The disaster was not the hardware failure. The disaster was the untested recovery process meeting a real emergency for the first time.


RTO and RPO — the two numbers your plan needs

Recovery Time Objective (RTO) is how long your business can tolerate the server being down before the impact becomes unacceptable. For a jewellery manufacturer mid-production run: maybe 2 hours. For a stockbroker during trading hours: maybe 15 minutes. For an e-commerce site during a sale: maybe 30 minutes.

Recovery Point Objective (RPO) is how much data loss is acceptable. If your last backup was 24 hours ago and the server dies now, you lose 24 hours of transactions. For most businesses, losing a day of data is catastrophic. For some, it is acceptable. Your backup frequency should match your RPO.

Most businesses have never defined either number. Without them, a disaster recovery plan has no target to aim for.


The 6 components of a working DR plan

1. Documented server configuration. Every managed server at AV Services has a plain-text documentation file: OS version, installed packages, service configurations, cron jobs, open ports, firewall rules, backup destinations, credentials stored securely. If the server dies, this document is what allows restoration without memory.

2. Verified offsite backups with known restore time. Not just backups — timed restore tests. How long does a full restore actually take? 14 minutes for one AV Services client running borgbackup to a remote server. That is a known number. It means the RTO can be planned around it.

3. Spare hardware or cloud failover plan. If the physical server dies, what replaces it? A spare server, a cloud VM, a rented dedicated server? The answer needs to exist before the emergency — not during it. Cloud VMs can be provisioned in minutes if the DR plan specifies which provider, which region, which specs.

4. Defined escalation path with contact numbers. Who gets called first? Who has access to the backup credentials? Who can authorize emergency spending? This sounds obvious until 6am on a Monday when the ERP is down and three people are calling each other asking who has the root password.

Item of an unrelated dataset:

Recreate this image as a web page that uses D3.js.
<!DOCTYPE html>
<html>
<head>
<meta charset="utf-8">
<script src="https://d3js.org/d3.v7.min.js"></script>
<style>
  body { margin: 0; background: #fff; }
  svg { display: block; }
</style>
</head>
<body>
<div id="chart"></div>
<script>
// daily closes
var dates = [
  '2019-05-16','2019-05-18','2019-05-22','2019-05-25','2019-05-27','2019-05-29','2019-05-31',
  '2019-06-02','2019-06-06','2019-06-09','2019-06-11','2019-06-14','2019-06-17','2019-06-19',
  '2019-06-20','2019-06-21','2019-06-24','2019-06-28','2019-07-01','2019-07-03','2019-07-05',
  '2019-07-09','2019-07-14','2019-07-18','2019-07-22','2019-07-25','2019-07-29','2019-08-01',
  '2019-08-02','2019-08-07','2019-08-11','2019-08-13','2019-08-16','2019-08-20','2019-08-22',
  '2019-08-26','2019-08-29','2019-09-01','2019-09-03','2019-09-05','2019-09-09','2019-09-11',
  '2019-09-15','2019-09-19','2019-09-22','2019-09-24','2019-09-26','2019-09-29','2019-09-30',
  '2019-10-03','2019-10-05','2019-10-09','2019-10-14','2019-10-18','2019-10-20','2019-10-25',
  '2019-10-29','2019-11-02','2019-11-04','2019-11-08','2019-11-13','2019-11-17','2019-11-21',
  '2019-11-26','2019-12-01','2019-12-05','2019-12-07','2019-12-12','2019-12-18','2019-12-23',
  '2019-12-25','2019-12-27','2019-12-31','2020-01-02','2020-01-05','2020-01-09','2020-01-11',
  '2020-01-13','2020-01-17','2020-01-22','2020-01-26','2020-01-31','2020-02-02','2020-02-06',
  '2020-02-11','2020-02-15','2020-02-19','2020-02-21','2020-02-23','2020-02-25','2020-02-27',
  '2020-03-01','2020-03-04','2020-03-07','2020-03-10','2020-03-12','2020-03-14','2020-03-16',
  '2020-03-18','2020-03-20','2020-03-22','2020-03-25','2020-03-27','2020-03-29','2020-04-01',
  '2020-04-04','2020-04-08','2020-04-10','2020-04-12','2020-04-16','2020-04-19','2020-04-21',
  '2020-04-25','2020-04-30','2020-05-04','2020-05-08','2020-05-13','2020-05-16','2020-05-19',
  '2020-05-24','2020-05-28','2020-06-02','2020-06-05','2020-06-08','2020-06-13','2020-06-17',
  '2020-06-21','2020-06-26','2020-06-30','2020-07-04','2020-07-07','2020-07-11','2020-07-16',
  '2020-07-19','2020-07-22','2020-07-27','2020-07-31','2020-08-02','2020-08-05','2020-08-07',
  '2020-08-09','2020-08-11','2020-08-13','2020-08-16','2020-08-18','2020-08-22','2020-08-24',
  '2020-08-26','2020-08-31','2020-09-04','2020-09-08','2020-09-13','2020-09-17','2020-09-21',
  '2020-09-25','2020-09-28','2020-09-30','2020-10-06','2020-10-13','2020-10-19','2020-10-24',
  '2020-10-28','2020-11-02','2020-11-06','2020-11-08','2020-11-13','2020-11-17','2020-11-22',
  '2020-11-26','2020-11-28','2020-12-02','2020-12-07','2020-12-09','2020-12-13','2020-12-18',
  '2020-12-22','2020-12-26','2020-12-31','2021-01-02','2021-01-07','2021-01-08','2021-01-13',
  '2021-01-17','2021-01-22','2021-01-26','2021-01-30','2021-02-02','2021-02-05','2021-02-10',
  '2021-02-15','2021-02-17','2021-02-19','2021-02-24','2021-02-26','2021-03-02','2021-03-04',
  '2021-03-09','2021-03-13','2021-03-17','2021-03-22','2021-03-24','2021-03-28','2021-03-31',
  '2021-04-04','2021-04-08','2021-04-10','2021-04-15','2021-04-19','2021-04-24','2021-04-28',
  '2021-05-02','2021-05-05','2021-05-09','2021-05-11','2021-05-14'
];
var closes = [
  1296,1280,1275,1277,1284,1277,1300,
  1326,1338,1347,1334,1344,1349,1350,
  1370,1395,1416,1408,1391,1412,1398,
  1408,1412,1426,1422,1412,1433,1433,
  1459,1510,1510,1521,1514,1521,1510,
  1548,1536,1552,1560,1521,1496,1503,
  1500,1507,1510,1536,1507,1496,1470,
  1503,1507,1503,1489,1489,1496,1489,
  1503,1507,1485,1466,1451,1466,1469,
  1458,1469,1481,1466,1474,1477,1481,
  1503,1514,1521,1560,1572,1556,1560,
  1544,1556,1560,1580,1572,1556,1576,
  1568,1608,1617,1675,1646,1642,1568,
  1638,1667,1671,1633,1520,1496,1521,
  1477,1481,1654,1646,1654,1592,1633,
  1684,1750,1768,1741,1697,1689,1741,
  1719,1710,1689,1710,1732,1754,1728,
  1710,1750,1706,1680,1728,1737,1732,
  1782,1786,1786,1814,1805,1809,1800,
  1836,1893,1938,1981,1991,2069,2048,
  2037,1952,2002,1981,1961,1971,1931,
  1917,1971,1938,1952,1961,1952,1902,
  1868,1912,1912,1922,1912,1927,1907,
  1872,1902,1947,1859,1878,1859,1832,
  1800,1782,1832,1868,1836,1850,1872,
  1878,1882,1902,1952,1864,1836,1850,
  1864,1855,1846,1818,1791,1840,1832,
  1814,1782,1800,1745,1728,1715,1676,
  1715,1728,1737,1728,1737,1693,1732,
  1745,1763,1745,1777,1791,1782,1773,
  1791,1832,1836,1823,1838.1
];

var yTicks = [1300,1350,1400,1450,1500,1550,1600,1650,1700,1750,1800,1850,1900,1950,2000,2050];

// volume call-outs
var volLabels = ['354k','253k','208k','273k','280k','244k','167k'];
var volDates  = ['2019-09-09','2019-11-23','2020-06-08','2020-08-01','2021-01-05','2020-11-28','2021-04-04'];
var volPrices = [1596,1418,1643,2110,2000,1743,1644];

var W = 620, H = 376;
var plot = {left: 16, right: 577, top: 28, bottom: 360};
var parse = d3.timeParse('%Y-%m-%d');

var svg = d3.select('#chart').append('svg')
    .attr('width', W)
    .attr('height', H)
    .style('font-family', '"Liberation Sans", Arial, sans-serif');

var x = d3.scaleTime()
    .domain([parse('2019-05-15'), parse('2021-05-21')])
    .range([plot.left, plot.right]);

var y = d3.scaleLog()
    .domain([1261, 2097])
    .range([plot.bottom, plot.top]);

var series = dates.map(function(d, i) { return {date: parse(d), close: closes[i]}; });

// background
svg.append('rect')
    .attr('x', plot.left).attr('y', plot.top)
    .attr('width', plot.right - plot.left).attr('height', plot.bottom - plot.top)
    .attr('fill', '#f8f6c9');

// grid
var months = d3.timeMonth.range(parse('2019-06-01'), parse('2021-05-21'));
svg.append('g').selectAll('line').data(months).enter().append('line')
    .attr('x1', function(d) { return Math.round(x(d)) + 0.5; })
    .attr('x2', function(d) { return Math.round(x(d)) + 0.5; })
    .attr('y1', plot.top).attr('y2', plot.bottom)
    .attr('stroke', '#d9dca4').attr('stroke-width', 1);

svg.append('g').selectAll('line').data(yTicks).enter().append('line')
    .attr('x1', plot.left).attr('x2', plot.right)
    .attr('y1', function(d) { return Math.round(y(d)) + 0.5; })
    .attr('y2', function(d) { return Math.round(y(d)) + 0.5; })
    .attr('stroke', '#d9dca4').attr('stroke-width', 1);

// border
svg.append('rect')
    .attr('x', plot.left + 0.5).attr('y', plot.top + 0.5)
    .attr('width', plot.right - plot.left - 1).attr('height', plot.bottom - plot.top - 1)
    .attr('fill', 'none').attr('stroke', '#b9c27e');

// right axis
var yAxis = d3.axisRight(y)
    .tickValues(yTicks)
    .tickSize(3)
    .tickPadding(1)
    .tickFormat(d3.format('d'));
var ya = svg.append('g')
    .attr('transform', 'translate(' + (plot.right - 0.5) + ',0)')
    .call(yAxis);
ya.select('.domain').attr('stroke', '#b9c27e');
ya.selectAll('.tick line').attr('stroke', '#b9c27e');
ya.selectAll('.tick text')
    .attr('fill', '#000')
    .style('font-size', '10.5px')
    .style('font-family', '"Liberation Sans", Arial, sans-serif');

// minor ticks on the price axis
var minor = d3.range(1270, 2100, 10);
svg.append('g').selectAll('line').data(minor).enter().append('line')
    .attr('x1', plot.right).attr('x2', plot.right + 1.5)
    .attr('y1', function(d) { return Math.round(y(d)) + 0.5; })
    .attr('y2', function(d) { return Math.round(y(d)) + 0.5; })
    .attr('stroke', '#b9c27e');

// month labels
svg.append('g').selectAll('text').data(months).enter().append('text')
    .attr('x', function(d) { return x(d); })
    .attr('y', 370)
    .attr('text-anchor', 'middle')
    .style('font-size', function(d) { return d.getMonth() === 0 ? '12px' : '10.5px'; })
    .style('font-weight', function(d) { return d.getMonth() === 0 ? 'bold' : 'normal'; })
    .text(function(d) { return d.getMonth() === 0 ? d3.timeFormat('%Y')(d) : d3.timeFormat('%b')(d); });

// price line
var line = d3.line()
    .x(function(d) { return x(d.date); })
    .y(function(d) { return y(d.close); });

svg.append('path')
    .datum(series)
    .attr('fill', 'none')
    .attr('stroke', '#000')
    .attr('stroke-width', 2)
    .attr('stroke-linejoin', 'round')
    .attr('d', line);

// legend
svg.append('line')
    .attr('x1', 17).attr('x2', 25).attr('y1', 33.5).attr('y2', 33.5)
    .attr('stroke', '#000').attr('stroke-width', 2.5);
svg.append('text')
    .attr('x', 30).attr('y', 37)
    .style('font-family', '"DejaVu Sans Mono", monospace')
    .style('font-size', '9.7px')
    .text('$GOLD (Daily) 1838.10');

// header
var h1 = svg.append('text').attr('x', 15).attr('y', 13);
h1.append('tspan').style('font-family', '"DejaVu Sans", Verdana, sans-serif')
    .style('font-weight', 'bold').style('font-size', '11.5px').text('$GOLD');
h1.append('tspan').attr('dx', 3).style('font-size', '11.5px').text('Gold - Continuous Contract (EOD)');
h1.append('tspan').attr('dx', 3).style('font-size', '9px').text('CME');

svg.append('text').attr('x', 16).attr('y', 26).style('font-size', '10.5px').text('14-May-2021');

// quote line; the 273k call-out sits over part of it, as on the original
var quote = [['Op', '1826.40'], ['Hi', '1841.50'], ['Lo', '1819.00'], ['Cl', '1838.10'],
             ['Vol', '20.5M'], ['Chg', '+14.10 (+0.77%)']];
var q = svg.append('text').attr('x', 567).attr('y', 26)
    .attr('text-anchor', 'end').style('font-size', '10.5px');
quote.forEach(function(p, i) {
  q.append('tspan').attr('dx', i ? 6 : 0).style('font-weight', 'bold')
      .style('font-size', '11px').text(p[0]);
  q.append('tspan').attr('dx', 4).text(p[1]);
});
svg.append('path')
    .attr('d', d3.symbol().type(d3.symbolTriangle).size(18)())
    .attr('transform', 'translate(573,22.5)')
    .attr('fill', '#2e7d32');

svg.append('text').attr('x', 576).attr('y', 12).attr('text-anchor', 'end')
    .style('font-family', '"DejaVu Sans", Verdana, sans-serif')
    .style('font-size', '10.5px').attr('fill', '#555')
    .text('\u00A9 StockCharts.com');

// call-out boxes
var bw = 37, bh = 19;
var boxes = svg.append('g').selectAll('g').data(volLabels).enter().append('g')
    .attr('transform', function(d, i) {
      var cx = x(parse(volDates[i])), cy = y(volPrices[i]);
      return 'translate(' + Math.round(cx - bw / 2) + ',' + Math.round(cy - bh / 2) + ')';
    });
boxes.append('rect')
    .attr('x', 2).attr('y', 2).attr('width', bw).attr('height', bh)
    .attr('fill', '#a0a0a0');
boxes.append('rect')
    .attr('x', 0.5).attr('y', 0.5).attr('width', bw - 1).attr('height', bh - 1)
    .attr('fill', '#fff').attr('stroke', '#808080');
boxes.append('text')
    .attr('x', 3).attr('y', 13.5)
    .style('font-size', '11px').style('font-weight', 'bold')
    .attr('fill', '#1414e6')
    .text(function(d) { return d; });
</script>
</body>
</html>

5. Tested recovery runbook. A step-by-step document of exactly what to do during a recovery — in order, with commands. Not written from memory during the emergency. Written in advance, tested in a drill, reviewed annually. The goal is that anyone with Linux access can execute it.

6. Annual DR drill. Once a year, simulate a failure. Restore from backup to a test environment. Time it. Identify what is missing from the runbook. Update the plan. The businesses that recover fastest from real disasters are the ones that have practiced recovery from fake ones.


Mumbai-specific considerations

Mumbai’s infrastructure profile creates specific DR requirements. Monsoon flooding has taken out ground-floor server rooms in Bhandup, Kurla, and Andheri. Power grid instability causes unclean shutdowns that corrupt databases. The 2017 telecom outages showed how dependent businesses are on single-provider connectivity.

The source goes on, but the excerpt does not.